= Dataset extract =
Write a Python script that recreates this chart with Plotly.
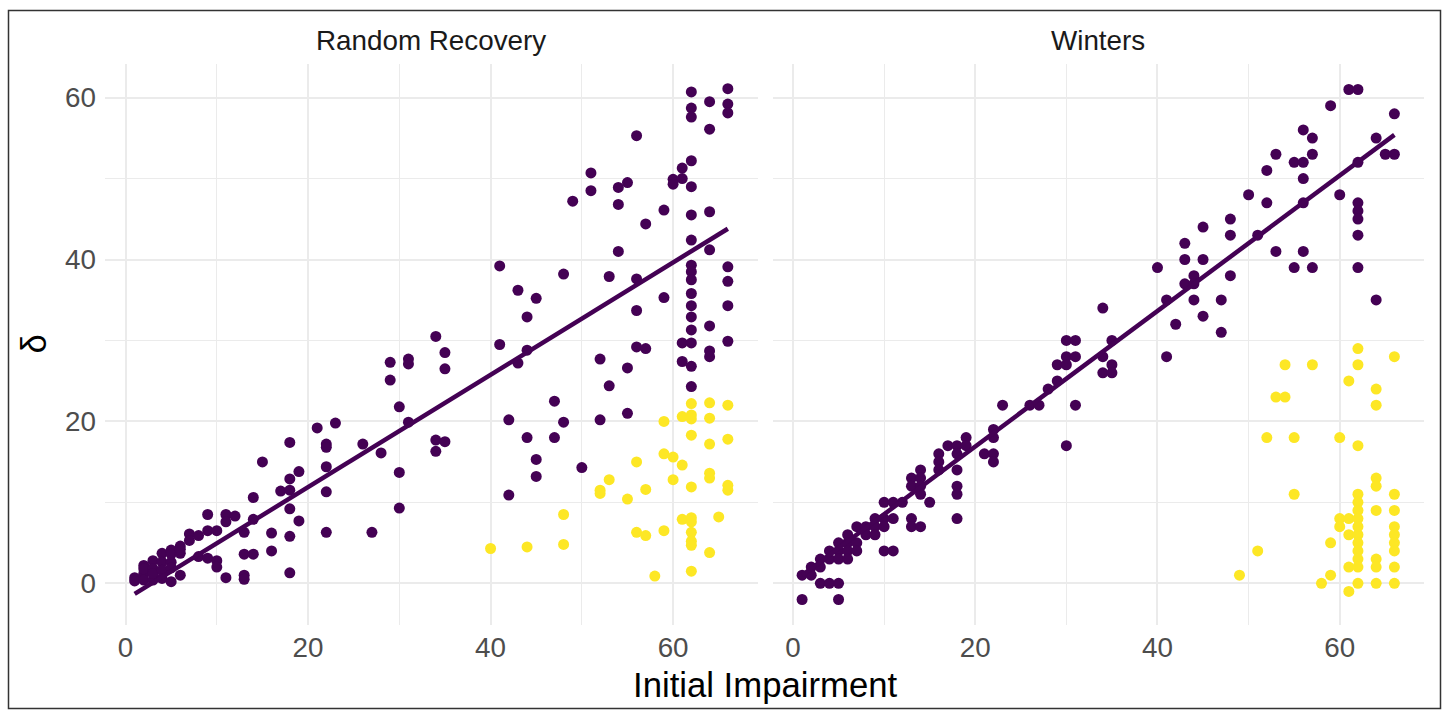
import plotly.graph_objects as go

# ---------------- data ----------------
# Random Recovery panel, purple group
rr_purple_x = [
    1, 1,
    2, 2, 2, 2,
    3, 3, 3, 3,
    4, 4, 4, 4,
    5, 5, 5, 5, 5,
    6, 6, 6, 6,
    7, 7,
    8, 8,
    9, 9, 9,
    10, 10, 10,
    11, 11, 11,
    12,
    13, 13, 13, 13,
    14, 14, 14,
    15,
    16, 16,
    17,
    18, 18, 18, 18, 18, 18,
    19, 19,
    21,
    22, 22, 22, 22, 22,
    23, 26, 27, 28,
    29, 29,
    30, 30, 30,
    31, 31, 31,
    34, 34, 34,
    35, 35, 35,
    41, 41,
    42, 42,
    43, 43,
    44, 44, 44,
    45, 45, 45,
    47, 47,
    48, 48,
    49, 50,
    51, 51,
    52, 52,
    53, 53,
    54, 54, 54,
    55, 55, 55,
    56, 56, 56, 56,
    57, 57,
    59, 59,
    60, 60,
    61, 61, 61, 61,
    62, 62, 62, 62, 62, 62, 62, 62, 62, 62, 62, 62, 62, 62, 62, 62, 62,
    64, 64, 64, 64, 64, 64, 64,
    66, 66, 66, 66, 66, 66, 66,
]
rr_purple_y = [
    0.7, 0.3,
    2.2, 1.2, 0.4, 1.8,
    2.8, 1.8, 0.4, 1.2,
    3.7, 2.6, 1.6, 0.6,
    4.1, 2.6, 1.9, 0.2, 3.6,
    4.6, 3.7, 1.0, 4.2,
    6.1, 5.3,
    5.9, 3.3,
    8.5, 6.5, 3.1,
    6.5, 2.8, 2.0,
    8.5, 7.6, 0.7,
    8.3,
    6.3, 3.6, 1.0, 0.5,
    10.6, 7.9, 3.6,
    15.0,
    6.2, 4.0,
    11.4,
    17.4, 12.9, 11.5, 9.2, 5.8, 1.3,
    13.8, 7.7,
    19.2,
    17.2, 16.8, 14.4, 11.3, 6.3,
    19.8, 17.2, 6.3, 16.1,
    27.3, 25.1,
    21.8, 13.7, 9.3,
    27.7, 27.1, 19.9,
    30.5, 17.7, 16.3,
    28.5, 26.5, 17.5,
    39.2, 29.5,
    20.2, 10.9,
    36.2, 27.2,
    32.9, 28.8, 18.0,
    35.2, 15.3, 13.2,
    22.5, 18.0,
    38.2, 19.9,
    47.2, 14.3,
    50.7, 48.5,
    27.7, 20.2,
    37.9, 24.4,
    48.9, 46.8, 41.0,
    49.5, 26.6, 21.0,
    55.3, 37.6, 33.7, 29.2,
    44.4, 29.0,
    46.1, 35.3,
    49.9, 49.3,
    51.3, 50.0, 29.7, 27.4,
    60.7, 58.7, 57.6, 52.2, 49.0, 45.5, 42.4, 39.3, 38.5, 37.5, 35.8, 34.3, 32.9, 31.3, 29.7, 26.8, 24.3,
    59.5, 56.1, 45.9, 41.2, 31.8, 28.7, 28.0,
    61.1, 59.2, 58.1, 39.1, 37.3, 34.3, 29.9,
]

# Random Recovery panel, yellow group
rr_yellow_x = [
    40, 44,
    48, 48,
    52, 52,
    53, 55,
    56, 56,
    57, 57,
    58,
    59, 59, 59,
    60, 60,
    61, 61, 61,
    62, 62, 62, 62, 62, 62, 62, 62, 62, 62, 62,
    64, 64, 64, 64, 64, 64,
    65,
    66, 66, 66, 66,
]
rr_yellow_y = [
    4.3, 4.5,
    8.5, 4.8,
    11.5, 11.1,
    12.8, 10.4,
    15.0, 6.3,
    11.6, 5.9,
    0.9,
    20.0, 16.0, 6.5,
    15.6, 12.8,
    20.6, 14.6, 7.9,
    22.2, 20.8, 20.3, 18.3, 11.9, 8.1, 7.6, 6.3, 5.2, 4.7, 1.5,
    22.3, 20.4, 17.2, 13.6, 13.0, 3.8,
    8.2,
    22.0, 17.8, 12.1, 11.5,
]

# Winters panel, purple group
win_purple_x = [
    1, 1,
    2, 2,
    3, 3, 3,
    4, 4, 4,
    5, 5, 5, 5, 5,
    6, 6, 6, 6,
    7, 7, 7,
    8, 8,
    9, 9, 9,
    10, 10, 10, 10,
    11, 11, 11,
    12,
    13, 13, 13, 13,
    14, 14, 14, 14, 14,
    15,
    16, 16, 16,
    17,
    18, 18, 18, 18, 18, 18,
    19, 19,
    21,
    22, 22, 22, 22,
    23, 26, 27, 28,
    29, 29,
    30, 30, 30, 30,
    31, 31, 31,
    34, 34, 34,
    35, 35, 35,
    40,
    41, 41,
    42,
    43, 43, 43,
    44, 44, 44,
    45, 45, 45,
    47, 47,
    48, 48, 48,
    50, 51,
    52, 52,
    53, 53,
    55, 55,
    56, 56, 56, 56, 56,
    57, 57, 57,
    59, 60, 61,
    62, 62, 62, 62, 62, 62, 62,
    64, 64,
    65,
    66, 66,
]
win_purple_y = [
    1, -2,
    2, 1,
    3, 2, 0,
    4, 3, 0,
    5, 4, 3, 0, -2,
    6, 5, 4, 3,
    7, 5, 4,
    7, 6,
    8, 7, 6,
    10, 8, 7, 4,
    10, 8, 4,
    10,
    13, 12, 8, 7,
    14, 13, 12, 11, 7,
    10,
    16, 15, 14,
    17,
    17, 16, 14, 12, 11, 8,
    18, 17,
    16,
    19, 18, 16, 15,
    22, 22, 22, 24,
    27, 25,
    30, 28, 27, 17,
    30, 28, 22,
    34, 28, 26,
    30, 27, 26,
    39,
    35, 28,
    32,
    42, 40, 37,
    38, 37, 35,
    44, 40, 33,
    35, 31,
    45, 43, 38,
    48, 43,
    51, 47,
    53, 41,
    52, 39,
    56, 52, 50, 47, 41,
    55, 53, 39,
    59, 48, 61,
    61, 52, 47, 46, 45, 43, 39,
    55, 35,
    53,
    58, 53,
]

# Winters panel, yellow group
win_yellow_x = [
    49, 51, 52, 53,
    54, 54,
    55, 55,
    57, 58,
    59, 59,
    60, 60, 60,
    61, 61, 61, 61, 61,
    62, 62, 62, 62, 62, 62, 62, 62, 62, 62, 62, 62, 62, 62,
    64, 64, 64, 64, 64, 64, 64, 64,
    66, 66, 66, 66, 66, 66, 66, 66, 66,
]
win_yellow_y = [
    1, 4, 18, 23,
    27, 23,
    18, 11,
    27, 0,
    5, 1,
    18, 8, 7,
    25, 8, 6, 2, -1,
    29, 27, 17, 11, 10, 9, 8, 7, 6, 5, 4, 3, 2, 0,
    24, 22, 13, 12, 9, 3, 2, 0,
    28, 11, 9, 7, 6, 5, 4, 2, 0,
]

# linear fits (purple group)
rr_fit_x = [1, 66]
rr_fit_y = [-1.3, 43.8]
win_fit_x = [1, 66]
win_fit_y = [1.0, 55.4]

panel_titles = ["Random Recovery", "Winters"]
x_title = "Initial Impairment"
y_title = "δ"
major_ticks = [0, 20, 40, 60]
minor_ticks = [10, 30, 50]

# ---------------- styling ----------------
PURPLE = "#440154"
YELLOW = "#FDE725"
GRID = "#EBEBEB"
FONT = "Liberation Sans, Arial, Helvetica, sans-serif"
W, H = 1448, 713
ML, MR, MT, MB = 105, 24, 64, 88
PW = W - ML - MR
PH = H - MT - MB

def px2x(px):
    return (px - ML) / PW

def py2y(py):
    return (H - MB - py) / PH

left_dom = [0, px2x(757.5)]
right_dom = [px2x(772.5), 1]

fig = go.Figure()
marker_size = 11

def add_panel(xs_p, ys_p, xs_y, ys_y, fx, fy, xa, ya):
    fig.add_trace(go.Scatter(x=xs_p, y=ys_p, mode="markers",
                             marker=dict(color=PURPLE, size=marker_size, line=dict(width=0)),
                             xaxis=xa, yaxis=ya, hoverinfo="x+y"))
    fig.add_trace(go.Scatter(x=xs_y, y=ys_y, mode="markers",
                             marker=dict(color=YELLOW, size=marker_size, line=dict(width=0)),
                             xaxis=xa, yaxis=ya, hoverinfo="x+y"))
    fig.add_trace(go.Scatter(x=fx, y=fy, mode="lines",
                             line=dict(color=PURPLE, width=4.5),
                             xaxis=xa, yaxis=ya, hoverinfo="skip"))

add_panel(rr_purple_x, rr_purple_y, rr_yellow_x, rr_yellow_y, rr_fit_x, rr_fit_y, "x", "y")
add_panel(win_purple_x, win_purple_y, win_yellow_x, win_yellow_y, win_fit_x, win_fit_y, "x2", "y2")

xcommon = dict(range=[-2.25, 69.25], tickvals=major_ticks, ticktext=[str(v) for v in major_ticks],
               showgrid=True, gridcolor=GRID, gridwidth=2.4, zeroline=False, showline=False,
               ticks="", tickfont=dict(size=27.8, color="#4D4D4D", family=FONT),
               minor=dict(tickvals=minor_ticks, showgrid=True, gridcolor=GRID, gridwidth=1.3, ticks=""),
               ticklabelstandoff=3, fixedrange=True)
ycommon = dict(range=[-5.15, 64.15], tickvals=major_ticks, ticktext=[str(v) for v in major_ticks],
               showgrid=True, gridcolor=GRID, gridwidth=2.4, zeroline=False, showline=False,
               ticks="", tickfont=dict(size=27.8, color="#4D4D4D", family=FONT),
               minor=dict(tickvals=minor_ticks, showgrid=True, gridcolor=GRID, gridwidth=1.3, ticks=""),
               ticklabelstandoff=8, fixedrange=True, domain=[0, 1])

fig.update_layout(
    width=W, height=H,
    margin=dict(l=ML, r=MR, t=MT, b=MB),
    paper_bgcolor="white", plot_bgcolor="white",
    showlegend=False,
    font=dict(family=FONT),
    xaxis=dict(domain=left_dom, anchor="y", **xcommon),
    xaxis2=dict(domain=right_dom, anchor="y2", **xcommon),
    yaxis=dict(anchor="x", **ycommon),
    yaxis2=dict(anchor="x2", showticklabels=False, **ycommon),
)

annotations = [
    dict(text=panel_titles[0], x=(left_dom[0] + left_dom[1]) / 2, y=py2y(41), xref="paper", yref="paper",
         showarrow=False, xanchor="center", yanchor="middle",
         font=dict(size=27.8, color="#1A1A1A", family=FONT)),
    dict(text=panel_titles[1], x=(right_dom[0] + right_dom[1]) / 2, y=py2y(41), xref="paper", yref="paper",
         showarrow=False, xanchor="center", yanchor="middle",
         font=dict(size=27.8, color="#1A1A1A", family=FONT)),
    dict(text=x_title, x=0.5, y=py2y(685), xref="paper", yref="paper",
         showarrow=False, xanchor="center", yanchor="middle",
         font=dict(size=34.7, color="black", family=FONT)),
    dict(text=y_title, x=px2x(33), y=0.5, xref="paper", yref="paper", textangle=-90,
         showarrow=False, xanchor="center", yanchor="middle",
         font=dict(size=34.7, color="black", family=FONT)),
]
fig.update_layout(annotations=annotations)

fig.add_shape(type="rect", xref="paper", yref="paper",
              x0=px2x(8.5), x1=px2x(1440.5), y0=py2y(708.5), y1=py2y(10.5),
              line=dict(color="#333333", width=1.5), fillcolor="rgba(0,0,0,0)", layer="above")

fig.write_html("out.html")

= What you are asked to do =
Write out, word for word, the lines from the start of the data through the one holding "import plotly.graph_objects as go". Omit pictures.

= Exercise response =
Write a Python script that recreates this chart with Plotly.
import plotly.graph_objects as go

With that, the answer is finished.